Since the method for isothermal amplification of target nucleic acids such SDA, NASBA and TMA is performed at constant temperature, it dose not require a separate thermal cycling apparatus, and thus, it is easy to handle.

However, the isothermal amplification of target nucleic acids disclosed up to now have several disadvantages. The method according to SDA requires a specific region for a given restriction enzyme, so the application is limited. The transcription-based amplification methods such NASBA and TMA require the binding between polymerase promoter sequence and amplification product by primer, and this process tends to bring a non-specific amplification. Because of these disadvantages, the amplification mechanism of DNA target by transcription-based amplification method has not been established well.

Moreover, currently used amplification methods are disadvantageous in that the test sample has the possibility of being contaminated by the products of preceding amplification reaction, thereby causing a non-target specific amplification. In order to prevent this, the contamination detection methods of sample solution which employ various means and physical means for decontamination of the sample in the last step of amplification reaction or before the beginning of target nucleic acids amplification, has been studied, but most of them make amplification operation complicate.

As a method for amplifying probe which is another method for detecting nucleic acid, there is a LCR method used in the said nucleic acid amplification method.
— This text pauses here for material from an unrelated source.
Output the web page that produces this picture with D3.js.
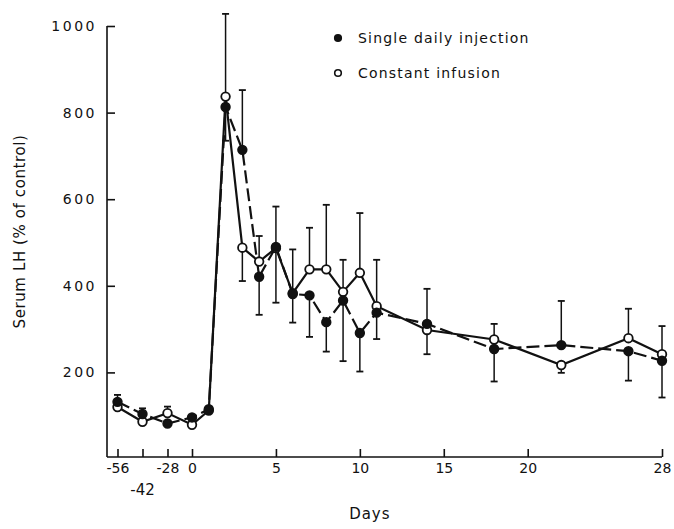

As another method for detecting nucleic acid, there is a method for amplifying a signal, not target nucleic acid and probe. Among these methods, there is an amplification method using four sets of probes to capture target nucleic acid (Ross et al., J. Virol. Method., 101:159, 2002). The hybrid capture method using signal amplification has sensitiveness worth being compared with methods for directly detecting and amplifying target nucleic acid, and uses an antibody and chemical luminous material for signal detection (Van Der Pol et al., J. Clinical Microbiol., 40:3564, 2002; Nelson et al., Nucleic Acids Research, 24:4998, 1996).